O império chinês, que existiu por meio de mais de duas dezenas de dinastias, através dos séculos, por mais forte e inovador que tenha sido, não pode evitar sua conquista por povos de fora de suas muralhas supostamente inexpugnáveis: os mongóis, no século XII, e os manchus, no século XVII. O império romano do Ocidente, com sua capital em Roma, existiu durante mais de quatro séculos, até ser submerso pelos povos germânicos ou eslavos que viviam na sua periferia, no século V despois de Cristo. O império romano no Oriente, com sua capital em Constantinopla, ou Bizâncio, sobreviveu durante mil anos, aproximadamente, até ser conquistado pelos otomanos, que mantiveram, por sua vez, o seu império por mais de 600 anos. 

Mais próximo de nós, o império britânico, o maior do mundo entre o final do século XIX e o início do XX, dominou o comércio internacional, pagamentos e financiamentos durante décadas, até o seu declínio, a partir da Grande Guerra e finalmente em Suez. Foi a partir de 1917 que tem início a era do império americano, começando pelo lado financeiro para depois se traduzir num domínio econômico e estratégico claramente preeminente, pelo resto do século XX: o século americano parecia predestinado a durar mais um século inteiro, todo o século XXI. A China recém emergia dos anos destruidores de maoísmo demencial – depois do fracasso mortífero do Grande Salto para a Frente e dos anos turbulentos da Revolução Cultural – e não parecia estar minimamente em condições de desafiar a superpotência americana.
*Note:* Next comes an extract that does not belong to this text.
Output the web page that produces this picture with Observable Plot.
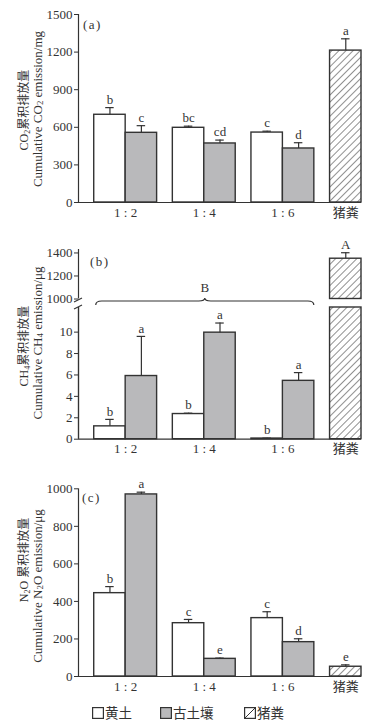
<!DOCTYPE html>
<html>
<head>
<meta charset="utf-8">
<script src="https://cdn.jsdelivr.net/npm/d3@7"></script>
<script src="https://cdn.jsdelivr.net/npm/@observablehq/plot@0.6"></script>
<style>
  html, body { margin: 0; padding: 0; background: #fff; }
  #root { position: relative; width: 379px; height: 727px; overflow: hidden; background: #fff;
          font-family: "Liberation Serif", "Noto Sans CJK SC", serif; color: #333; }
  #root svg { position: absolute; left: 0; overflow: visible; }
  .ylab { position: absolute; white-space: nowrap; font-size: 13px; line-height: 13px;
          transform: translate(-50%, -50%) rotate(-90deg); }
  .ylab.cn { font-size: 12px; line-height: 12px; }
  .ylab sub { font-size: 0.68em; vertical-align: -0.2em; line-height: 0; }
  .plab { position: absolute; font-size: 13px; letter-spacing: 1.5px; }
  .leg { position: absolute; font-size: 13.5px; font-family: "Noto Sans CJK SC", sans-serif; }
  .legbox { position: absolute; width: 12px; height: 12px; }
</style>
</head>
<body>
<div id="root"></div>
<script>
// ---------------- data ----------------
const groups = ["1:2", "1:4", "1:6"];
const manure = "猪粪";
const soils = ["黄土", "古土壤"];

// (a) CO2 cumulative emission, mg
const co2Loess = [700, 596, 558];
const co2LoessErr = [57, 13, 11];
const co2LoessSig = ["b", "bc", "c"];
const co2Paleo = [556, 471, 431];
const co2PaleoErr = [57, 27, 46];
const co2PaleoSig = ["c", "cd", "d"];
const co2Manure = 1212, co2ManureErr = 94, co2ManureSig = "a";
const co2Ticks = [0, 300, 600, 900, 1200, 1500];

// (b) CH4 cumulative emission, μg
const ch4Loess = [1.2, 2.35, 0.06];
const ch4LoessErr = [0.65, 0.08, 0.04];
const ch4LoessSig = ["b", "b", "b"];
const ch4Paleo = [5.9, 9.95, 5.45];
const ch4PaleoErr = [3.7, 0.9, 0.77];
const ch4PaleoSig = ["a", "a", "a"];
const ch4Manure = 1350, ch4ManureErr = 52, ch4ManureSig = "A";
const ch4SoilGroupSig = "B";
const ch4TicksHigh = [1000, 1200, 1400];
const ch4TicksLow = [0, 2, 4, 6, 8, 10];

// (c) N2O cumulative emission, μg
const n2oLoess = [444, 284, 311];
const n2oLoessErr = [35, 20, 34];
const n2oLoessSig = ["b", "c", "c"];
const n2oPaleo = [970, 94, 183];
const n2oPaleoErr = [12, 4, 18];
const n2oPaleoSig = ["a", "e", "d"];
const n2oManure = 52, n2oManureErr = 10, n2oManureSig = "e";
const n2oTicks = [0, 200, 400, 600, 800, 1000];

// ---------------- helpers ----------------
function buildRows(lv, le, ls, pv, pe, ps, mv, me, ms) {
  const rows = [];
  groups.forEach((g, i) => {
    rows.push({group: g, soil: soils[0], value: lv[i], err: le[i], sig: ls[i]});
    rows.push({group: g, soil: soils[1], value: pv[i], err: pe[i], sig: ps[i]});
  });
  rows.push({group: manure, soil: manure, value: mv, err: me, sig: ms});
  return rows;
}

// layout in half-bar units: gap 1, bar 2, bar 2 per group
const BAR = 2, GAP = 1, GROUP = GAP + 2 * BAR;
const groupIndex = d => d.soil === manure ? groups.length : groups.indexOf(d.group);
const x1Of = d => GAP + groupIndex(d) * GROUP + (d.soil === manure ? 0 : soils.indexOf(d.soil) * BAR);
const x2Of = d => x1Of(d) + BAR;
const cxOf = d => x1Of(d) + BAR / 2;
const xDomain = [0, GAP + groups.length * GROUP + BAR];
const xTickPos = [...groups.map((g, i) => GAP + i * GROUP + BAR), GAP + groups.length * GROUP + BAR / 2];
const xTickLab = [...groups.map(g => g.replace(":", " : ")), manure];

const INK = "#333";
const GREY = "#b9b9bb";

function addHatch(svg, id) {
  const p = d3.select(svg).insert("defs", ":first-child").append("pattern")
    .attr("id", id).attr("patternUnits", "userSpaceOnUse")
    .attr("width", 5).attr("height", 5).attr("patternTransform", "rotate(45)");
  p.append("rect").attr("width", 5).attr("height", 5).attr("fill", "#fff");
  p.append("line").attr("x1", 0).attr("y1", 0).attr("x2", 0).attr("y2", 5)
    .attr("stroke", INK).attr("stroke-width", 1.1);
}

function panel({rows, yDomain, yTicks, height, marginTop, marginBottom, clamp = false,
                base, xAxis = true, errors = true, hatchId}) {
  const data = rows;
  const errData = errors ? data : [];
  const marks = [
    Plot.rect(data.filter(d => d.soil === soils[0]), {x1: x1Of, x2: x2Of, y1: () => base, y2: "value", fill: "#fff", stroke: INK, strokeWidth: 1.4}),
    Plot.rect(data.filter(d => d.soil === soils[1]), {x1: x1Of, x2: x2Of, y1: () => base, y2: "value", fill: GREY, stroke: INK, strokeWidth: 1.4}),
    Plot.rect(data.filter(d => d.soil === manure), {x1: x1Of, x2: x2Of, y1: () => base, y2: "value", fill: `url(#${hatchId})`, stroke: INK, strokeWidth: 1.4}),
    Plot.ruleX(errData, {x: cxOf, y1: "value", y2: d => d.value + d.err, stroke: INK, strokeWidth: 1.2}),
    Plot.ruleY(errData, {y: d => d.value + d.err, x1: d => cxOf(d) - 0.27, x2: d => cxOf(d) + 0.27, stroke: INK, strokeWidth: 1.2}),
    Plot.text(errData, {x: cxOf, y: d => d.value + d.err, text: "sig", dy: -8, fontSize: 13, fill: INK}),
    Plot.ruleX([xDomain[0]], {stroke: INK, strokeWidth: 1.2}),
    Plot.axisY({ticks: yTicks, tickFormat: d3.format("d"), tickSize: 4, tickPadding: 2, label: null, fontSize: 13, stroke: INK, fill: INK})
  ];
  if (xAxis) {
    marks.push(Plot.ruleY([base], {stroke: INK, strokeWidth: 1.2}));
    marks.push(Plot.axisX({ticks: xTickPos, tickFormat: d => xTickLab[xTickPos.indexOf(d)], tickSize: 0, tickPadding: 5, label: null, fontSize: 13, fill: INK}));
  }
  const svg = Plot.plot({
    width: 379, height, marginLeft: 78, marginRight: 379 - 78 - 283, marginTop, marginBottom,
    x: {domain: xDomain, axis: null},
    y: {domain: yDomain, clamp, axis: null},
    style: {fontFamily: '"Liberation Serif", "Noto Sans CJK SC", serif', fontSize: "13px", color: INK, background: "transparent", overflow: "visible"},
    marks
  });
  addHatch(svg, hatchId);
  return svg;
}

const root = document.getElementById("root");
function place(el, top) { el.style.top = top + "px"; root.appendChild(el); return el; }
function html(cls, inner, css) {
  const d = document.createElement("div"); d.className = cls; d.innerHTML = inner;
  Object.assign(d.style, css); root.appendChild(d); return d;
}

// ---------------- panel a ----------------
const rowsA = buildRows(co2Loess, co2LoessErr, co2LoessSig, co2Paleo, co2PaleoErr, co2PaleoSig, co2Manure, co2ManureErr, co2ManureSig);
place(panel({rows: rowsA, yDomain: [0, 1500], yTicks: co2Ticks, height: 224, marginTop: 14, marginBottom: 22, base: 0, hatchId: "hatchA"}), 0);
html("plab", "(a)", {left: "83px", top: "17px"});
html("ylab cn", "CO<sub>2</sub>累积排放量", {left: "24px", top: "110px"});
html("ylab", "Cumulative CO<sub>2</sub> emission/mg", {left: "37px", top: "109px"});

// ---------------- panel b (broken axis) ----------------
const rowsB = buildRows(ch4Loess, ch4LoessErr, ch4LoessSig, ch4Paleo, ch4PaleoErr, ch4PaleoSig, ch4Manure, ch4ManureErr, ch4ManureSig);
const lowMax = 12.3;
const svgBTop = panel({rows: rowsB.filter(d => d.soil === manure), yDomain: [1000, 1430], yTicks: ch4TicksHigh, height: 60, marginTop: 9, marginBottom: 1.5,
  base: 1000, xAxis: false, hatchId: "hatchB1"});
place(svgBTop, 240);
const svgBLow = panel({rows: rowsB.filter(d => d.soil !== manure), yDomain: [0, lowMax], yTicks: ch4TicksLow, height: 165, marginTop: 7, marginBottom: 26.3,
  clamp: true, base: 0, hatchId: "hatchB2"});
place(svgBLow, 300);
const svgBLowManure = panel({rows: rowsB.filter(d => d.soil === manure), yDomain: [0, lowMax], yTicks: [], height: 165, marginTop: 7, marginBottom: 26.3,
  clamp: true, base: 0, hatchId: "hatchB3", xAxis: false, errors: false});
place(svgBLowManure, 300);

// break marks and brace drawn from the scales
(function () {
  const xs = svgBTop.scale("x"), ys = svgBTop.scale("y");
  const yb = ys.apply(1000);
  const ax = xs.apply(xDomain[0]);
  const g = d3.select(svgBTop).append("g").attr("stroke", INK).attr("fill", "none").attr("stroke-width", 1.2);
  g.append("line").attr("x1", ax - 4).attr("y1", yb + 3.5).attr("x2", ax + 4).attr("y2", yb - 0.5);
  const yt = svgBLow.scale("y").apply(lowMax) + 60; // lower svg is 60px below upper svg
  g.append("line").attr("x1", ax - 4).attr("y1", yt + 2).attr("x2", ax + 4).attr("y2", yt - 2);
  // brace spanning all soil bars
  const soilRows = rowsB.filter(d => d.soil !== manure);
  const bx0 = xs.apply(d3.min(soilRows, x1Of)) + 2, bx1 = xs.apply(d3.max(soilRows, x2Of));
  const bm = (bx0 + bx1) / 2, by = yb + 2.5;
  const p = d3.path();
  p.moveTo(bx0, by + 4); p.quadraticCurveTo(bx0, by, bx0 + 6, by);
  p.lineTo(bm - 6, by); p.quadraticCurveTo(bm, by, bm, by - 3);
  p.quadraticCurveTo(bm, by, bm + 6, by); p.lineTo(bx1 - 6, by);
  p.quadraticCurveTo(bx1, by, bx1, by + 4);
  g.append("path").attr("d", p.toString());
  d3.select(svgBTop).append("text").attr("x", bm).attr("y", by - 9).attr("text-anchor", "middle")
    .attr("fill", INK).attr("font-size", 13).text(ch4SoilGroupSig);
})();
html("plab", "(b)", {left: "90px", top: "254px"});
html("ylab cn", "CH<sub>4</sub>累积排放量", {left: "24px", top: "346px"});
html("ylab", "Cumulative CH<sub>4</sub> emission/μg", {left: "37px", top: "343px"});

// ---------------- panel c ----------------
const rowsC = buildRows(n2oLoess, n2oLoessErr, n2oLoessSig, n2oPaleo, n2oPaleoErr, n2oPaleoSig, n2oManure, n2oManureErr, n2oManureSig);
place(panel({rows: rowsC, yDomain: [0, 1000], yTicks: n2oTicks, height: 224, marginTop: 12.3, marginBottom: 24, base: 0, hatchId: "hatchC"}), 476);
html("plab", "(c)", {left: "82px", top: "490px"});
html("ylab cn", "N<sub>2</sub>O 累积排放量", {left: "24px", top: "560px"});
html("ylab", "Cumulative N<sub>2</sub>O emission/μg", {left: "37px", top: "586px"});

// ---------------- legend ----------------
function legBox(left, fill) {
  const s = d3.create("svg").attr("width", 12).attr("height", 12).attr("class", "legbox")
    .style("left", left + "px").style("top", "707px");
  if (fill === "hatch") {
    const p = s.append("defs").append("pattern").attr("id", "hatchL").attr("patternUnits", "userSpaceOnUse")
      .attr("width", 12).attr("height", 12);
    p.append("rect").attr("width", 12).attr("height", 12).attr("fill", "#fff");
    p.append("line").attr("x1", 1).attr("y1", 11).attr("x2", 11).attr("y2", 1).attr("stroke", INK).attr("stroke-width", 1);
    fill = "url(#hatchL)";
  }
  s.append("rect").attr("x", 0.6).attr("y", 0.6).attr("width", 10.8).attr("height", 10.8)
    .attr("fill", fill).attr("stroke", INK).attr("stroke-width", 1.2);
  root.appendChild(s.node());
}
legBox(92, "#fff");
legBox(160, GREY);
legBox(244, "hatch");
html("leg", soils[0], {left: "105px", top: "702px"});
html("leg", soils[1], {left: "173px", top: "702px"});
html("leg", manure, {left: "257px", top: "702px"});
</script>
</body>
</html>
O que assistimos, nos últimos trinta anos, desde os anos 1990, quando começa, verdadeiramente, a fulgurante ascensão da China, foi algo absolutamente excepcional na história econômica mundial, jamais visto nos registros de crescimento econômico e de capacitação tecnológica e de construção de poderio militar. 
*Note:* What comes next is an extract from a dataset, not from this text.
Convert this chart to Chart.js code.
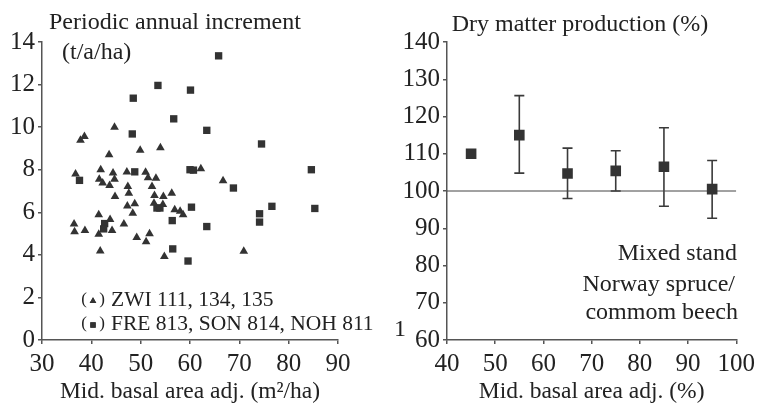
<!DOCTYPE html>
<html>
<head>
<meta charset="utf-8">
<script src="https://cdn.jsdelivr.net/npm/chart.js@4.4.1/dist/chart.umd.min.js"></script>
<style>
  html, body { margin: 0; padding: 0; background: #fff; }
  #wrap { position: relative; width: 760px; height: 403px; overflow: hidden; }
  #wrap canvas { position: absolute; top: 0; }
  #left { left: 0; }
  #right { left: 380px; }
</style>
</head>
<body>
<div id="wrap">
  <canvas id="left" width="390" height="403"></canvas>
  <canvas id="right" width="380" height="403"></canvas>
</div>
<script>
// left panel: ZWI 111, 134, 135 (triangles)
var triX = [44.7, 38.6, 37.8, 43.6, 49.9, 54.0, 62.2, 66.7, 36.8, 41.9, 44.4, 44.7, 47.2, 51.0, 51.5, 53.1,
            41.6, 42.3, 43.7, 47.4, 52.3, 47.6, 44.8, 52.8, 54.6, 56.3, 36.5, 36.6, 38.7, 41.5, 41.5, 43.8,
            44.2, 46.6, 41.8, 47.3, 48.4, 48.8, 49.2, 51.1, 51.8, 52.7, 54.5, 56.9, 58.0, 58.6, 54.8, 70.9];
var triY = [10.0, 9.56, 9.38, 8.7, 8.91, 9.03, 8.04, 7.48, 7.8, 8.0, 7.84, 7.55, 7.89, 7.88, 7.62, 7.6,
            7.55, 7.37, 7.26, 7.21, 7.21, 6.9, 6.74, 6.79, 6.74, 6.9, 5.45, 5.09, 5.15, 5.88, 4.97, 5.66,
            5.15, 5.45, 4.18, 6.3, 5.96, 6.4, 4.82, 4.62, 4.99, 6.42, 6.36, 6.12, 6.05, 5.88, 3.92, 4.17];

// left panel: FRE 813, SON 814, NOH 811 (squares)
var sqX = [65.8, 53.5, 60.1, 48.5, 56.7, 48.3, 63.4, 74.5, 84.6, 60.0, 60.7, 48.8, 37.6, 68.8,
           60.3, 56.4, 63.4, 74.1, 74.1, 76.6, 85.3, 56.5, 59.6, 42.7, 42.5, 53.3, 53.9];
var sqY = [13.35, 11.96, 11.74, 11.36, 10.39, 9.68, 9.85, 9.21, 8.0, 8.0, 7.98, 7.9, 7.5, 7.14,
           6.24, 5.61, 5.33, 5.93, 5.54, 6.28, 6.18, 4.28, 3.71, 5.47, 5.22, 6.2, 6.2];

// right panel: dry matter production
var dmX    = [45, 55, 65, 75, 85, 95];
var dmY    = [110, 115, 104.7, 105.4, 106.5, 100.5];
var dmHigh = [null, 125.6, 111.5, 110.8, 117, 108.2];
var dmLow  = [null, 104.8, 98, 100, 95.9, 92.7];
var refX = [40, 100];
var refY = [100, 100];

var FONT = "'Liberation Serif', 'Times New Roman', serif";
var INK = '#222';
var MARK = '#333';
var AXIS = '#555';

function pairs(xs, ys) {
  return xs.map(function (x, i) { return { x: x, y: ys[i] }; });
}

// text drawn at fixed spots on the canvas
var notesPlugin = {
  id: 'notes',
  afterDraw: function (chart, args, opts) {
    var ctx = chart.ctx;
    ctx.save();
    ctx.fillStyle = INK;
    ctx.textBaseline = 'middle';
    (opts.items || []).forEach(function (it) {
      ctx.font = (it.size || 22) + 'px ' + FONT;
      ctx.textAlign = it.align || 'left';
      ctx.fillText(it.text, it.x, it.y);
    });
    ctx.restore();
  }
};

// "(marker) label" legend rows
var legendPlugin = {
  id: 'parenLegend',
  afterDraw: function (chart, args, opts) {
    if (!opts.rows) return;
    var ctx = chart.ctx;
    ctx.save();
    chart.data.datasets.forEach(function (ds, i) {
      var y = opts.rows[i];
      ctx.fillStyle = INK;
      ctx.textBaseline = 'middle';
      ctx.textAlign = 'center';
      ctx.font = '17px ' + FONT;
      ctx.fillText('(', opts.x - 9, y);
      ctx.fillText(')', opts.x + 9, y);
      Chart.helpers.drawPoint(ctx, {
        pointStyle: ds.pointStyle, radius: 3.8, rotation: 0, borderWidth: 0
      }, opts.x, y + 1);
      ctx.fillStyle = MARK;
      ctx.fill();
      ctx.fillStyle = INK;
      ctx.textAlign = 'left';
      ctx.font = '21.5px ' + FONT;
      ctx.fillText(ds.label, opts.x + 18, y);
    });
    ctx.restore();
  }
};

// vertical error bars behind the squares
var errorBarsPlugin = {
  id: 'errorBars',
  beforeDatasetsDraw: function (chart) {
    var xs = chart.scales.x, ys = chart.scales.y;
    var ctx = chart.ctx;
    ctx.save();
    ctx.strokeStyle = '#3a3a3a';
    ctx.lineWidth = 1.6;
    dmX.forEach(function (v, i) {
      if (dmHigh[i] == null) return;
      var px = xs.getPixelForValue(v);
      var top = ys.getPixelForValue(dmHigh[i]);
      var bot = ys.getPixelForValue(dmLow[i]);
      ctx.beginPath();
      ctx.moveTo(px, top); ctx.lineTo(px, bot);
      ctx.moveTo(px - 5, top); ctx.lineTo(px + 5, top);
      ctx.moveTo(px - 5, bot); ctx.lineTo(px + 5, bot);
      ctx.stroke();
    });
    ctx.restore();
  }
};

function axisOpts(min, max, step, title) {
  var o = {
    type: 'linear',
    min: min,
    max: max,
    ticks: {
      stepSize: step,
      color: INK,
      font: { family: FONT, size: 25 },
      padding: 3
    },
    grid: {
      display: true,
      drawOnChartArea: false,
      drawTicks: true,
      tickLength: 4,
      color: AXIS,
      lineWidth: 1.5
    },
    border: { display: true, color: AXIS, width: 1.5 }
  };
  if (title) {
    o.ticks.padding = 5;
    o.title = {
      display: true,
      text: title,
      color: INK,
      font: { family: FONT, size: 23.5 },
      padding: { top: 0, bottom: -3 }
    };
  }
  return o;
}

var leftX = axisOpts(30, 90, 10, 'Mid. basal area adj. (m\u00b2/ha)');
leftX.afterFit = function (s) { s.height = 63; };
var leftY = axisOpts(0, 14, 2);
leftY.afterFit = function (s) { s.width = 42; };

var leftChart = new Chart(document.getElementById('left'), {
  type: 'scatter',
  data: {
    datasets: [{
      label: 'ZWI 111, 134, 135',
      data: pairs(triX, triY),
      pointStyle: 'triangle',
      pointRadius: 5,
      pointBackgroundColor: MARK,
      pointBorderWidth: 0
    }, {
      label: 'FRE 813, SON 814, NOH 811',
      data: pairs(sqX, sqY),
      pointStyle: 'rect',
      pointRadius: 5.2,
      pointBackgroundColor: MARK,
      pointBorderWidth: 0
    }]
  },
  options: {
    responsive: false,
    animation: false,
    layout: { padding: { top: 42, right: 52, left: 0, bottom: 0 } },
    scales: { x: leftX, y: leftY },
    plugins: {
      legend: { display: false },
      tooltip: { enabled: false },
      notes: {
        items: [
          { text: 'Periodic annual increment', x: 49, y: 23, size: 24 },
          { text: '(t/a/ha)', x: 62, y: 53, size: 24 }
        ]
      },
      parenLegend: { x: 93, rows: [300, 324] }
    }
  },
  plugins: [notesPlugin, legendPlugin]
});

var rightX = axisOpts(40, 100, 10, 'Mid. basal area adj. (%)');
rightX.afterFit = function (s) { s.height = 63; };
var rightY = axisOpts(60, 140, 10);
rightY.afterFit = function (s) { s.width = 67; };

var rightChart = new Chart(document.getElementById('right'), {
  type: 'scatter',
  data: {
    datasets: [{
      label: 'Dry matter production',
      data: pairs(dmX, dmY),
      pointStyle: 'rect',
      pointRadius: 7.5,
      pointBackgroundColor: MARK,
      pointBorderWidth: 0
    }, {
      label: '100 %',
      type: 'line',
      data: pairs(refX, refY),
      borderColor: '#444',
      borderWidth: 1,
      pointRadius: 0,
      order: 2
    }]
  },
  options: {
    responsive: false,
    animation: false,
    layout: { padding: { top: 42, right: 17, left: 0, bottom: 0 } },
    scales: { x: rightX, y: rightY },
    plugins: {
      legend: { display: false },
      tooltip: { enabled: false },
      notes: {
        items: [
          { text: 'Dry matter production (%)', x: 200, y: 25, size: 24, align: 'center' },
          { text: 'Mixed stand', x: 357, y: 254, size: 24, align: 'right' },
          { text: 'Norway spruce/', x: 355, y: 285, size: 24, align: 'right' },
          { text: 'commom beech', x: 358, y: 313, size: 24, align: 'right' },
          { text: '1', x: 20, y: 330, size: 24, align: 'center' }
        ]
      }
    }
  },
  plugins: [notesPlugin, errorBarsPlugin]
});
</script>
</body>
</html>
O mundo está próximo, agora, de ver a China conquistar o primeiro lugar na formação do PIB global, como já é o caso em grande parte do comércio internacional e será certamente o caso dos investimentos diretos e dos financiamentos em mais alguns anos. Os chineses, não alcançarão, provavelmente, o PIB per capita dos americanos no corrente século ou em qualquer tempo, mas existem outros elementos que sinalizam a mudança de cenário. 

Três observações podem ser feitas a esse respeito. Em primeiro lugar, a ascensão da China não significa, inevitavelmente, o declínio, mesmo relativo, do poderio científico e tecnológico ocidental, ou seja, americano, europeu, japonês (e de alguns outros membros do clube das nações avançadas). Em segundo lugar, o impulso excepcional da China pode não ser tão irresistível quanto parece atualmente, sobretudo em vista de tremores geopolíticos na Ásia Pacífico ou no próprio Império do Meio, Em terceiro lugar, não se pode conceber que, após essa “era americana” – que ainda não terminou, cabe esclarecer – virá uma “era chinesa”, o que está longe de ser admitida universalmente ou consensualmente. 
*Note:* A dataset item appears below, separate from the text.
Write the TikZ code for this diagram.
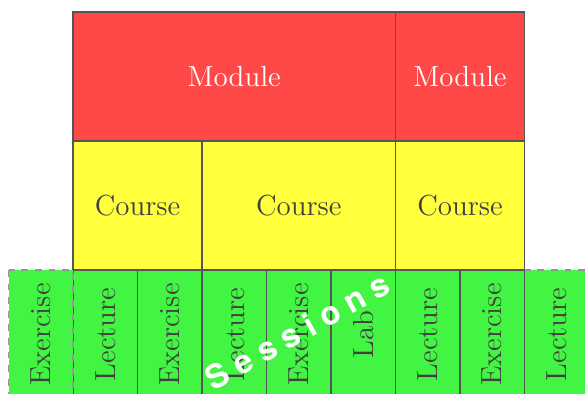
\documentclass[tikz,border=0pt]{standalone}
\usepackage{fontspec}
\newfontfamily\herosfont{TeX Gyre Heros}
\definecolor{modred}{RGB}{255,72,72}
\definecolor{courseyellow}{RGB}{255,255,60}
\definecolor{sessgreen}{RGB}{66,245,66}
\definecolor{edgegray}{RGB}{85,85,85}
\definecolor{dashgray}{RGB}{150,150,150}
\definecolor{txtgray}{RGB}{64,64,64}
\tikzset{
  cellbox/.style={draw=edgegray, line width=0.5pt, inner sep=0pt, outer sep=0pt,
    font=\fontsize{12.8}{15}\selectfont},
  modbox/.style={cellbox, fill=modred, text=white, minimum height=2cm},
  coursebox/.style={cellbox, fill=courseyellow, text=txtgray, minimum height=2cm},
  sessbox/.style={cellbox, fill=sessgreen, text=txtgray, rotate=90,
    minimum width=2cm, minimum height=1cm},
  ghostbox/.style={sessbox, draw=dashgray, dashed},
  sessionslabel/.style={text=white, rotate=29, inner sep=0pt,
    font=\fontsize{14.5}{17}\selectfont\herosfont\bfseries}
}
\newcommand{\gp}{\hspace{3.8pt}}
\begin{document}
\begin{tikzpicture}
\useasboundingbox (-1.132,-1.922) rectangle (7.938,4.186);
\clip (-1.132,-1.922) rectangle (7.938,4.186);
% modules
\node[modbox, minimum width=5cm] (m1) at (2.5,3) {Module};
\node[modbox, minimum width=2cm] (m2) at (6,3) {Module};
% courses
\node[coursebox, minimum width=2cm] (c1) at (1,1) {Course};
\node[coursebox, minimum width=3cm] (c2) at (3.5,1) {Course};
\node[coursebox, minimum width=2cm] (c3) at (6,1) {Course};
% sessions
\node[ghostbox] (s9) at (7.5,-1) {Lecture};
\node[sessbox] (s1) at (0.5,-1) {Lecture};
\node[sessbox] (s2) at (1.5,-1) {Exercise};
\node[sessbox] (s3) at (2.5,-1) {Lecture};
\node[sessbox] (s4) at (3.5,-1) {Exercise};
\node[sessbox] (s5) at (4.5,-1) {Lab};
\node[sessbox] (s6) at (5.5,-1) {Lecture};
\node[sessbox] (s7) at (6.5,-1) {Exercise};
\node[ghostbox] (s0) at (-0.5,-1) {Exercise};
% label
\node[sessionslabel] (st) at (3.48,-0.946) {S\gp e\gp s\gp s\gp i\gp o\gp n\gp s};
\end{tikzpicture}
\end{document}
A China também foi humilhada ao longo de sua história, duas vezes por invasores que não se intimidaram com o seu tamanho e desprezaram solenemente a Grande Muralha, e mais algumas outras vezes pelas potências ocidentais, nas guerras do ópio e na destruição do Palácio de Verão, em meados do século XIX, 

Os impérios que humilharam a China já não poderão voltar a fazê-lo novamente, e os impérios que ainda restam já não podem ignorar solenemente os Estados nacionais, como frequentemente fizeram no passado. O mundo mudou, mas veleidades imperiais permanecem presentes, assim como as mesmas paixões e instintos que deslancharam a guerra de Troia permanecem invariavelmente humanas, mesmo a uma distância de milhares de anos. 

 

Como se situa o Brasil no presente contexto de uma incerta multipolaridade?

Nos trinta anos precedentes, o Brasil e o Itamaraty construíram as bases conceituais de suas relações exteriores e os instrumentos operacionais de uma diplomacia autônoma e soberana, identificadas, ambas, com os grandes interesses do desenvolvimento nacional, em todos os planos: bilateral, regional e multilateral. 

A política externa, a gestão ambiental, a condução da cultura e a da educação nunca corresponderam, no atual governo, a padrões compatíveis com o que se espera de uma administração normal, dotada de um programa qualquer que pudesse garantir estabilidade macroeconômica e programas setoriais voltados para o crescimento, o emprego e ganhos de produtividade necessários para enfrentar a competição econômica num mundo globalizado. 

 

Examinei, em quatro livros digitais, fase de demolição completa dos fundamentos conceituais e de sua substância operacional nos dois anos e três meses em que perduraram os desatinos e loucuras perpetrados por quem chamei de “chanceler acidental”, sendo que os efeitos da virtual derrocada de nossa credibilidade no exterior não foram ainda totalmente superados, uma vez que a política externa continua a ser marcada pela mesma autoridade incompetente. Esses livros receberam os significativos nomes de Miséria da diplomacia: a destruição da inteligência no Itamaraty (2019), O Itamaraty num labirinto de sombras: ensaios de política externa e de diplomacia brasileira e Uma certa ideia do Itamaraty: a reconstrução da política externa e a restauração da diplomacia brasileira (ambos de 2020) e O Itamaraty Sequestrado: a destruição da diplomacia pelo bolsolavismo, 2018-2021, o mais recente. A esses, se seguirá um novo livro, Apogeu e demolição da política externa: itinerários da diplomacia brasileira (em versão impressa, pela Editora Appris). 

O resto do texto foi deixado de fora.